I want a book that makes absolutely zero sense. One scene the main character is chilling, the other they're floating in a weird pink dimension while talking to a glowing orb of light, the next they're face to face with a stone archway too big for reality, with a lush jungle behind it. Just absolute craziness, like a fever dream, and yet the book is beautifully well written. Is there anything like this out there?
by ObsiGamer
36 Comments
Oh easy {{House of Leaves}}
Anything by Gene Wolfe, I would start with the book of the new sun
The Old Testament Bible. The main character has divine powers and morally, is all over the place.
Possibly, Fever Dream by Samanta Schweblin?
The Hearing Trumpet, Leonora Carrington
The Third Policeman by Flann O’brien fits your description! It definitely is not the weirdest I have read, but definitely the most dreamlike. Please note some version have a forward at the start before the actual book starts, and if you see one do NOT read it as it spoils the entire book.
Maybe…
Mason & Dixon by Thomas Pynchon
The Master and Margarita by Mikhail Bulgakov
Pretty much anything by Kafka
I love magical realism so a few come to mind!

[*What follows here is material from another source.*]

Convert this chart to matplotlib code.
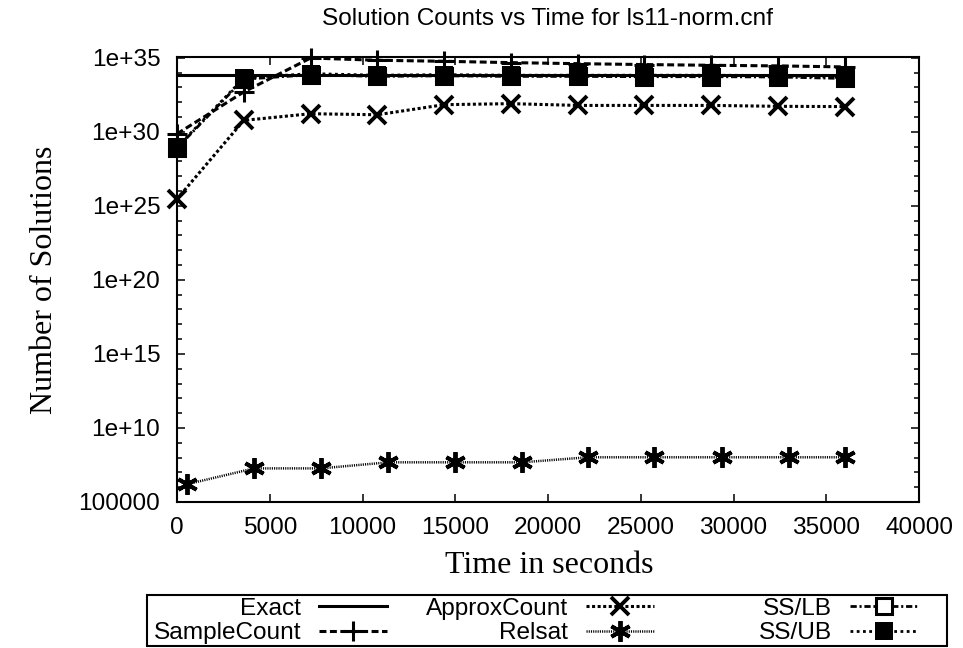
import numpy as np
import matplotlib
matplotlib.use("Agg")
import matplotlib.pyplot as plt
from matplotlib.ticker import FixedLocator, FuncFormatter, NullFormatter
from matplotlib.patches import Rectangle

# =========================
# DATA (log10 of counts)
# =========================

hours = [0, 3600, 7200, 10800, 14400, 18000, 21600, 25200, 28800, 32400, 36000]

exact_t = [0, 36000]
exact_log = [33.86, 33.86]

samplecount_log = [29.86, 32.69, 34.98, 34.83, 34.76, 34.67, 34.60, 34.54, 34.49, 34.45, 34.38]
approxcount_log = [25.46, 30.77, 31.22, 31.15, 31.83, 31.90, 31.78, 31.78, 31.78, 31.72, 31.70]

relsat_t = [540, 4150, 7750, 11400, 15000, 18600, 22150, 25700, 29400, 33000, 36000]
relsat_log = [6.2, 7.27, 7.27, 7.68, 7.68, 7.68, 8.02, 8.02, 8.02, 8.02, 8.02]

sslb_log = [28.90, 33.55, 33.85, 33.74, 33.78, 33.74, 33.74, 33.72, 33.72, 33.70, 33.60]
ssub_log = [28.96, 33.63, 33.93, 33.82, 33.86, 33.82, 33.82, 33.82, 33.82, 33.80, 33.66]

x_ticks = list(range(0, 40001, 5000))
y_major_exp = [5, 10, 15, 20, 25, 30, 35]

# =========================
# Style
# =========================

plt.rcParams["lines.scale_dashes"] = False
sans = "Liberation Sans"
serif = "Liberation Serif"
fs_sans = 17.6
fs_serif = 23

W, H = 963, 648
fig = plt.figure(figsize=(W / 100, H / 100), dpi=100)
ax = fig.add_axes([177 / W, 1 - 502 / H, (919 - 177) / W, (502 - 57) / H])

def ten(v):
    return [10.0 ** e for e in v]

l_exact, = ax.plot(exact_t, ten(exact_log), color="black", lw=2.2, ls="-")
l_sc, = ax.plot(hours, ten(samplecount_log), color="black", lw=2.2,
                marker="+", ms=14, mew=2.2)
l_sc.set_dashes((5, 2.5))
l_ac, = ax.plot(hours, ten(approxcount_log), color="black", lw=2.2,
                marker="x", ms=13, mew=2.8)
l_ac.set_dashes((2.2, 1.8))
l_rs, = ax.plot(relsat_t, ten(relsat_log), color="black", lw=1.8,
                marker=(6, 2, 0), ms=15, mew=2.8)
l_rs.set_dashes((0.8, 0.8))
l_lb, = ax.plot(hours, ten(sslb_log), color="black", lw=2.0,
                marker="s", ms=12, mew=2.2, mfc="white")
l_lb.set_dashes((4.5, 2, 1.5, 2))
l_ub, = ax.plot(hours, ten(ssub_log), color="black", lw=2.0,
                marker="s", ms=13.5, mew=0)
l_ub.set_dashes((2, 2.5))

for ln in [l_exact, l_sc, l_ac, l_rs, l_lb, l_ub]:
    ln.set_clip_on(False)

ax.set_yscale("log")
ax.set_xlim(0, 40000)
ax.set_ylim(1e5, 10 ** 35.05)

ax.set_xticks(x_ticks)
ax.xaxis.set_minor_locator(FixedLocator([]))
ax.yaxis.set_major_locator(FixedLocator([10.0 ** e for e in y_major_exp]))
ax.yaxis.set_minor_locator(FixedLocator([10.0 ** e for e in range(5, 36) if e % 5 != 0]))
ax.yaxis.set_major_formatter(FuncFormatter(lambda v, p: "%g" % v))
ax.yaxis.set_minor_formatter(NullFormatter())
ax.xaxis.set_major_formatter(FuncFormatter(lambda v, p: "%d" % v))

ax.tick_params(which="both", direction="in", top=True, right=True, width=1.1, color="black")
ax.tick_params(which="major", length=5.8)
ax.tick_params(which="minor", length=3.6)
ax.tick_params(axis="x", pad=11)
ax.tick_params(axis="y", pad=12)
for lab in ax.get_xticklabels() + ax.get_yticklabels():
    lab.set_fontfamily(sans)
    lab.set_fontsize(fs_sans)
for sp in ax.spines.values():
    sp.set_linewidth(1.5)

fig.text(548 / W, 1 - 25 / H, "Solution Counts vs Time for ls11-norm.cnf",
         ha="center", va="baseline", family=sans, fontsize=fs_sans)
fig.text(549 / W, 1 - 573 / H, "Time in seconds",
         ha="center", va="baseline", family=serif, fontsize=fs_serif)
fig.text(45 / W, 1 - 280 / H, "Number of Solutions", rotation=90,
         ha="center", va="center", family=serif, fontsize=fs_serif)

# =========================
# Legend (gnuplot-like: label then sample, three columns)
# =========================

cols = [([l_exact, l_sc], ["Exact", "SampleCount"], 399),
        ([l_ac, l_rs], ["ApproxCount", "Relsat"], 666),
        ([l_lb, l_ub], ["SS/LB", "SS/UB"], 930)]
for hs, labs, xr in cols:
    fig.legend(hs, labs, loc="center right", bbox_to_anchor=(xr / W, 1 - 621 / H),
               frameon=False, markerfirst=False, handlelength=2.78,
               handletextpad=0.73, borderpad=0, labelspacing=0.1,
               prop={"family": sans, "size": fs_sans})

fig.patches.append(Rectangle((147 / W, 1 - 646 / H), (947 - 147) / W, (646 - 595) / H,
                             transform=fig.transFigure, fill=False, lw=1.5,
                             edgecolor="black"))

fig.savefig("out.png", dpi=100)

* When I Sing Mountains Dance by Irene Solá.
The telling of an event from the perspectives of the rain, the mountain, witches, a man, mushrooms, and so much more. Really magical & poetic prose.
* Mood Indigo by Boris Vian.
An avant garde French romance where a woman becomes sick on her honeymoon with a water Lilly in her lung and can only be kept alive by being surrounded by flowers. Her husband is desperate to keep her alive. It feels like a fever dream.
* Naked Lunch by Burroughs.
It’s pretty controversial, covers a lot of “taboo” topics, but feels like this to me, in a dark, nightmarish way. Shows the many facets of addiction. Things and events melt and distort into something completely different at a snap.
Kafka by the shore
Ubik by Philip K. Dick (confusing, reality-bending)
The Unconsoled by Kazuo Ishiguro (like swimming through an anxiety dream where you can’t get your footing on the logic but dotted with poignant/emotional moments)
Little, Big was dreamlike for me. Semi-linear storyline with interjections and asides.
Abarat by Clive Barker
You may have to look on ebay to find the illustrated version, but it’s a fantasy place where each hour of the day is represented by an actual island. It’s kind of YA, but it’s still a beautiful world with interesting creatures.
*Hawksmoor* by Peter Ayckroyd, if by ‘dream’ you mean ‘nightmare.’
Kafka by the Shore
*total oblivion, more or less*
*Scorch Atlas*
*Memories of the Future*
*Piranesi* – Clarke
The Last House on Needless Street
The Ocean at the End of the Lane
Two Italo Calvino books come to mind: Invisible Cities & If on a Winter’s Night a Traveler.
Also, Time’s Arrow by Martin Amis.
The Master and Margarita comes close IMO
Cursed Bread by Sophie Mackintosh
Magic realism is a great genre.
My fave: The Wind Up Bird Chronicle – Murakami
Project Pope Clifford D Simak.
Going bovine
No One is Talking About This by Patricia Lockwood makes zero sense, but not in a vaporwave way. I’d still recommend it. I read it a couple of years ago and remember what it felt like to read it, but nothing that it actually said.
Bunny
Empire of the Senseless by Kathy Aker….have fun
Vita Nostra
Lincoln in the Bardo
Slaughterhouse-Five
No One is Talking About this by Patricia Lockwood. It’s written in a really weird way, with very very short scenes that feel dreamlike or nightmarish or just confusing. It doesn’t make any sense to me.
jesus and john by adam mcomber
Much of that happens almost verbatim in Leonora Carrington’s The Stone Door.
“The Unconsoled” by Kazuo Ishiguro
The Hike by Drew Magary was pretty damn trippy
Ice by Anna Kavan.
Read it last week for the first time. The writing immerses you in a fever dream from start to finish. Apparently the author was hooked on heroin while writing it.
The Manual of Detection
If On A Winter’s Night A Traveller
Rouge by Mona Awad, it has a very surreal atmosphere. Haven’t tried her other works, but enjoyed this one.